Pero muditos, muditos. Muditos de no decir ni mu, vaya. Es sabido, una opinión deviene hegemónica cuando las otras, las de los disidentes, se eclipsan entre las brumas. Por eso ningún mutismo puede ser hoy inocente en Cataluña. Ninguno. Y menos el suyo. Ya lo observó Tocqueville cuando la Revolución Francesa: "Temiendo más la soledad que el error, [los contrarios a la Revolución] declaraban compartir las opiniones de la mayoría”.

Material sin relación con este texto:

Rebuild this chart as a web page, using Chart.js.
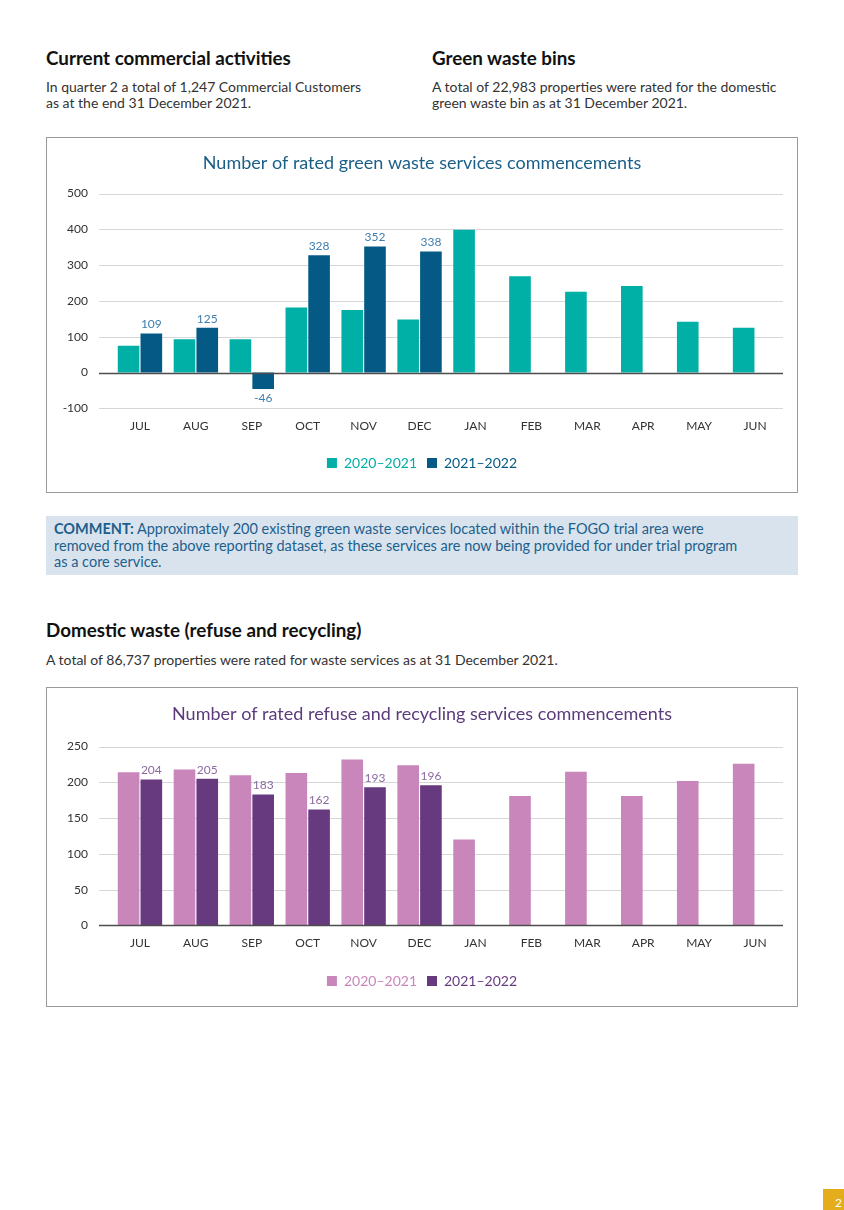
<!DOCTYPE html>
<html>
<head>
<meta charset="utf-8">
<script src="https://cdn.jsdelivr.net/npm/chart.js@4.4.1/dist/chart.umd.min.js"></script>
<style>
  body { margin: 0; background: #fff; font-family: Lato, "Noto Sans", sans-serif; color: #222; }
  .page { position: relative; width: 844px; height: 1210px; overflow: hidden; }
  .abs { position: absolute; }
  h2 { margin: 0; font-size: 18.8px; font-weight: 700; color: #111; }
  p { margin: 0; font-size: 14px; line-height: 16px; color: #333; white-space: nowrap; }
  .box { position: absolute; left: 46px; width: 750px; border: 1px solid #9a9a9a; background: #fff; }
  .comment { left: 46px; top: 516px; width: 736px; height: 54px; background: #d9e3ee; padding: 5px 8px 0 8px; color: #1d5f8c; font-size: 14.5px; line-height: 16.5px; white-space: nowrap; }
  .pagenum { left: 823px; top: 1189px; width: 21px; height: 21px; background: #e3ad1c; color: #fff; font-size: 12px; padding-left: 12px; box-sizing: border-box; line-height: 28px; }
</style>
</head>
<body>
<div class="page">
  <h2 class="abs" style="left:46px; top:46px;">Current commercial activities</h2>
  <p class="abs" style="left:46px; top:79px;">In quarter 2 a total of 1,247 Commercial Customers<br>as at the end 31 December 2021.</p>
  <h2 class="abs" style="left:432px; top:46px;">Green waste bins</h2>
  <p class="abs" style="left:432px; top:79px;">A total of 22,983 properties were rated for the domestic<br>green waste bin as at 31 December 2021.</p>

  <div class="box" style="top:137px; height:354px;"><canvas id="greenChart"></canvas></div>

  <div class="abs comment"><b>COMMENT:</b> Approximately 200 existing green waste services located within the FOGO trial area were<br>removed from the above reporting dataset, as these services are now being provided for under trial program<br>as a core service.</div>

  <h2 class="abs" style="left:46px; top:618px;">Domestic waste (refuse and recycling)</h2>
  <p class="abs" style="left:46px; top:652px;">A total of 86,737 properties were rated for waste services as at 31 December 2021.</p>

  <div class="box" style="top:687px; height:318px;"><canvas id="refuseChart"></canvas></div>

  <div class="abs pagenum">2</div>
</div>
<script>
const months = ['JUL', 'AUG', 'SEP', 'OCT', 'NOV', 'DEC', 'JAN', 'FEB', 'MAR', 'APR', 'MAY', 'JUN'];
const seriesNames = ['2020–2021', '2021–2022'];

// green waste commencements
const green2021 = [75, 93, 93, 182, 175, 148, 399, 269, 226, 242, 142, 125];
const green2122 = [109, 125, -46, 328, 352, 338, null, null, null, null, null, null];
const greenTicks = [-100, 0, 100, 200, 300, 400, 500];

// refuse and recycling commencements
const refuse2021 = [214, 218, 210, 213, 232, 224, 120, 181, 215, 181, 202, 226];
const refuse2122 = [204, 205, 183, 162, 193, 196, null, null, null, null, null, null];
const refuseTicks = [0, 50, 100, 150, 200, 250];

const FONT = 'Lato, "Noto Sans", sans-serif';

// draws the value above (or below, if negative) each bar of the second dataset
const barValues = {
    id: 'barValues',
    afterDatasetsDraw(chart, args, opts) {
        const ctx = chart.ctx;
        const meta = chart.getDatasetMeta(1);
        const data = chart.data.datasets[1].data;
        ctx.save();
        ctx.font = '12px ' + FONT;
        ctx.fillStyle = opts.color;
        ctx.textAlign = 'center';
        meta.data.forEach(function(bar, i) {
            const v = data[i];
            if (v === null || v === undefined) return;
            if (v < 0) {
                ctx.textBaseline = 'top';
                ctx.fillText(v, bar.x, bar.y + 3);
            } else {
                ctx.textBaseline = 'bottom';
                ctx.fillText(v, bar.x, bar.y - 3);
            }
        });
        ctx.restore();
    }
};

// horizontal gridlines run a little past the left of the plot, like the original
function drawGrid(chart, zeroOnly) {
    const ctx = chart.ctx;
    const area = chart.chartArea;
    const y = chart.scales.y;
    ctx.save();
    y.ticks.forEach(function(t) {
        const isZero = t.value === 0;
        if (zeroOnly !== isZero) return;
        const py = Math.round(y.getPixelForValue(t.value)) + 0.5;
        ctx.strokeStyle = isZero ? '#4d4d4d' : '#d6d6d6';
        ctx.lineWidth = isZero ? 1.5 : 1;
        ctx.beginPath();
        ctx.moveTo(area.left - 13, py);
        ctx.lineTo(area.right, py);
        ctx.stroke();
    });
    ctx.restore();
}
const gridLines = {
    id: 'gridLines',
    beforeDatasetsDraw(chart) { drawGrid(chart, false); },
    afterDatasetsDraw(chart) { drawGrid(chart, true); }
};

function makeChart(id, opts) {
    const ctx = document.getElementById(id).getContext('2d');
    return new Chart(ctx, {
        type: 'bar',
        data: {
            labels: months,
            datasets: [
                {
                    label: seriesNames[0],
                    data: opts.first,
                    backgroundColor: opts.colors[0],
                    categoryPercentage: 0.814,
                    barPercentage: 0.95
                },
                {
                    label: seriesNames[1],
                    data: opts.second,
                    backgroundColor: opts.colors[1],
                    categoryPercentage: 0.814,
                    barPercentage: 0.95
                }
            ]
        },
        options: {
            responsive: true,
            maintainAspectRatio: false,
            animation: false,
            layout: { padding: { left: 14, right: 14, top: opts.padTop, bottom: opts.padBottom } },
            plugins: {
                title: {
                    display: true,
                    text: opts.title,
                    color: opts.titleColor,
                    font: { family: FONT, size: 18, weight: '400' },
                    padding: { top: 4, bottom: opts.titleGap }
                },
                legend: {
                    position: 'bottom',
                    // empty title used only as a spacer above the legend items
                    title: { display: true, text: '', font: { size: 1 }, padding: { top: opts.legendGap, bottom: 0 } },
                    labels: {
                        boxWidth: 10,
                        boxHeight: 10,
                        padding: 10,
                        font: { family: FONT, size: 14 },
                        generateLabels: function(chart) {
                            return chart.data.datasets.map(function(ds, i) {
                                return {
                                    text: ds.label,
                                    fillStyle: ds.backgroundColor,
                                    strokeStyle: ds.backgroundColor,
                                    lineWidth: 0,
                                    fontColor: opts.colors[i],
                                    datasetIndex: i
                                };
                            });
                        }
                    }
                },
                tooltip: { enabled: false },
                barValues: { color: opts.labelColor }
            },
            scales: {
                x: {
                    grid: { display: false },
                    border: { display: false },
                    ticks: { color: '#333', font: { family: FONT, size: 12 }, padding: 3 }
                },
                y: {
                    min: opts.ticks[0],
                    max: opts.ticks[opts.ticks.length - 1],
                    afterBuildTicks: function(axis) {
                        axis.ticks = opts.ticks.map(v => ({ value: v }));
                    },
                    afterFit: function(axis) { axis.width = 51; },
                    border: { display: false },
                    grid: { display: false, drawTicks: false },
                    ticks: { color: '#333', font: { family: FONT, size: 12 }, padding: 24 }
                }
            }
        },
        plugins: [gridLines, barValues]
    });
}

makeChart('greenChart', {
    first: green2021,
    second: green2122,
    ticks: greenTicks,
    colors: ['#00afa6', '#045a85'],
    labelColor: '#3f7fb0',
    title: 'Number of rated green waste services commencements',
    titleColor: '#1b5f88',
    padTop: 10,
    titleGap: 20,
    padBottom: 12,
    legendGap: 8
});

makeChart('refuseChart', {
    first: refuse2021,
    second: refuse2122,
    ticks: refuseTicks,
    colors: ['#c886bb', '#673a80'],
    labelColor: '#8a6aa3',
    title: 'Number of rated refuse and recycling services commencements',
    titleColor: '#5b3b7b',
    padTop: 11,
    titleGap: 22,
    padBottom: 8,
    legendGap: 9
});
</script>
</body>
</html>
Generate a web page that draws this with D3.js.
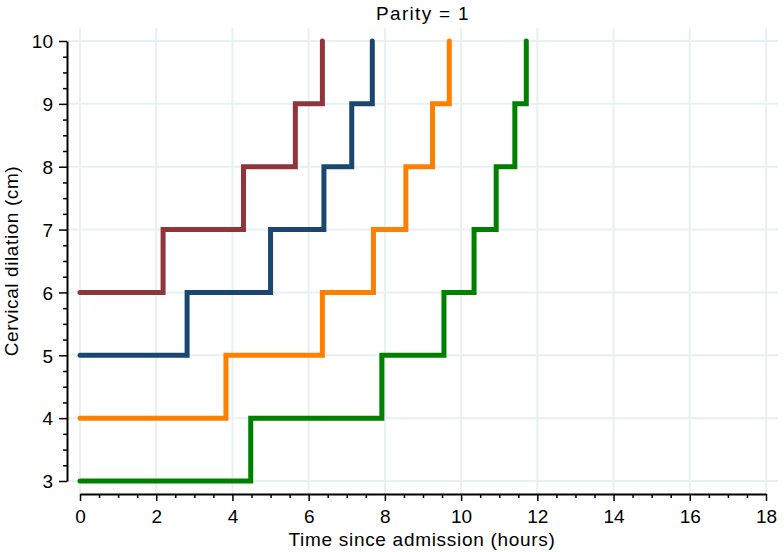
<!DOCTYPE html>
<html lang="en"><head>
  <meta charset="utf-8">
  <title>Parity = 1</title>
  <script src="https://cdn.jsdelivr.net/npm/d3@7"></script>
  <style>
   body { margin: 0; background: white; }
   text { font-family: "Liberation Sans", Arial, sans-serif; fill: black; }
  </style>
</head>
<body>
  <script>
   // step times (hours) at which each curve rises by 1 cm, starting at t = 0
   var maroonTimes = [0, 2.18, 4.29, 5.65, 6.36];
   var navyTimes   = [0, 2.81, 5.00, 6.40, 7.13, 7.67];
   var orangeTimes = [0, 3.83, 6.36, 7.70, 8.55, 9.25, 9.69];
   var greenTimes  = [0, 4.48, 7.92, 9.55, 10.34, 10.92, 11.41, 11.71];
   var startDilation = [6, 5, 4, 3];
   var seriesColors = ["#90353b", "#1a476f", "#ff7f00", "#008000"];
   var xTicks = [0, 2, 4, 6, 8, 10, 12, 14, 16, 18];
   var yTicks = [3, 4, 5, 6, 7, 8, 9, 10];

   var width = 784, height = 552;
   var plotLeft = 80, plotRight = 766, plotTop = 41, plotBottom = 481;

   var x = d3.scaleLinear().domain([0, 18]).range([plotLeft, plotRight]);
   var y = d3.scaleLinear().domain([3, 10]).range([plotBottom, plotTop]);

   var svg = d3.select("body").append("svg")
               .attr("width", width)
               .attr("height", height);

   // grid
   var grid = svg.append("g").attr("stroke", "#e8f0f2").attr("stroke-width", 2);
   grid.selectAll(".vg").data(xTicks).enter().append("line")
       .attr("x1", function(d) { return x(d); })
       .attr("x2", function(d) { return x(d); })
       .attr("y1", 28).attr("y2", 494);
   grid.selectAll(".hg").data(yTicks).enter().append("line")
       .attr("y1", function(d) { return y(d); })
       .attr("y2", function(d) { return y(d); })
       .attr("x1", 67).attr("x2", 778);

   // axes
   var minorX = d3.range(0, 18.01, 0.5).filter(function(d) { return d % 2 != 0; });
   var minorY = d3.range(3, 10.01, 0.25).filter(function(d) { return d % 1 != 0; });

   var xAxis = svg.append("g")
      .attr("transform", "translate(0,494)")
      .call(d3.axisBottom(x).tickValues(xTicks).tickFormat(d3.format("d"))
              .tickSize(7).tickPadding(5).tickSizeOuter(0));
   svg.append("g")
      .attr("transform", "translate(0,494)")
      .call(d3.axisBottom(x).tickValues(minorX).tickSize(4).tickFormat("").tickSizeOuter(0))
      .select(".domain").remove();

   var yAxis = svg.append("g")
      .attr("transform", "translate(67,0)")
      .call(d3.axisLeft(y).tickValues(yTicks).tickFormat(d3.format("d"))
              .tickSize(8).tickPadding(6).tickSizeOuter(0));
   svg.append("g")
      .attr("transform", "translate(67,0)")
      .call(d3.axisLeft(y).tickValues(minorY).tickSize(4).tickFormat("").tickSizeOuter(0))
      .select(".domain").remove();

   svg.selectAll("g").attr("font-size", null).attr("font-family", null);
   svg.selectAll(".domain").attr("stroke", "black").attr("stroke-width", 2);
   svg.selectAll(".tick line").attr("stroke", "black").attr("stroke-width", 1.5);
   svg.selectAll(".tick text").style("font-size", "19px").attr("fill", "black");
   xAxis.selectAll(".tick text").attr("dy", "0.9em");
   yAxis.selectAll(".tick text").attr("dy", "0.36em");

   // lines
   var allTimes = [maroonTimes, navyTimes, orangeTimes, greenTimes];
   var line = d3.line()
                .x(function(d) { return x(d[0]); })
                .y(function(d) { return y(d[1]); })
                .curve(d3.curveStepAfter);

   allTimes.forEach(function(times, i) {
     var pts = times.map(function(t, j) { return [t, startDilation[i] + j]; });
     // final rise to 10 cm at the last time
     pts.push([times[times.length - 1], 10]);
     svg.append("path")
        .datum(pts)
        .attr("d", line)
        .attr("fill", "none")
        .attr("stroke", seriesColors[i])
        .attr("stroke-width", 5)
        .attr("stroke-linecap", "round")
        .attr("stroke-linejoin", "miter");
   });

   // titles
   svg.append("text")
      .attr("x", (plotLeft + plotRight) / 2)
      .attr("y", 20)
      .attr("text-anchor", "middle")
      .style("font-size", "19px")
      .style("letter-spacing", "1.3px")
      .text("Parity = 1");

   svg.append("text")
      .attr("x", (plotLeft + plotRight) / 2 - 1)
      .attr("y", 546)
      .attr("text-anchor", "middle")
      .style("font-size", "19px")
      .style("letter-spacing", "0.7px")
      .text("Time since admission (hours)");

   svg.append("text")
      .attr("transform", "translate(18," + ((plotTop + plotBottom) / 2) + ") rotate(-90)")
      .attr("text-anchor", "middle")
      .style("font-size", "19px")
      .style("letter-spacing", "0.6px")
      .text("Cervical dilation (cm)");
  </script>
</body></html>
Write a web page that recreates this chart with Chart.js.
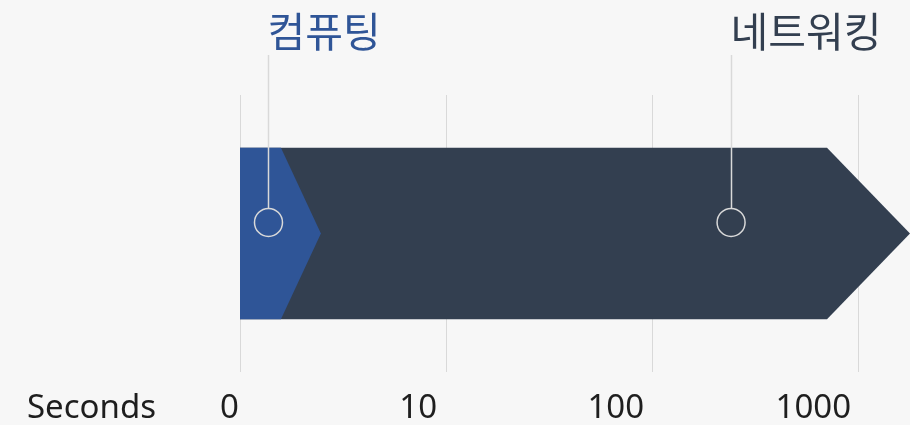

Aquí y ahora, callar es mentir. Es avalar esa falacia piadosa que rige en todo orden democrático, a saber, la que presume que la opinión pública se forma merced al juicio crítico de unos ciudadanos autónomos, informados y responsables. Una fantasía adanista que cualquier estudiante de zoología podría refutar de un plumazo. Porque la triste verdad de la condición humana resulta ser muy otra. El valor de una hormiga, los zoólogos lo saben, crece de modo proporcional al número de sus iguales que la acompañan, pero disminuye en idéntica medida cuando se va quedando sola. Y la evidencia empírica del último cuarto de siglo en Cataluña acredita que el valor moral del ciudadano común no resulta ser muy distinto al de una hormiga común. De ahí que todas las voces públicas vengan obligadas a pronunciarse. ¡Hablad, muditos!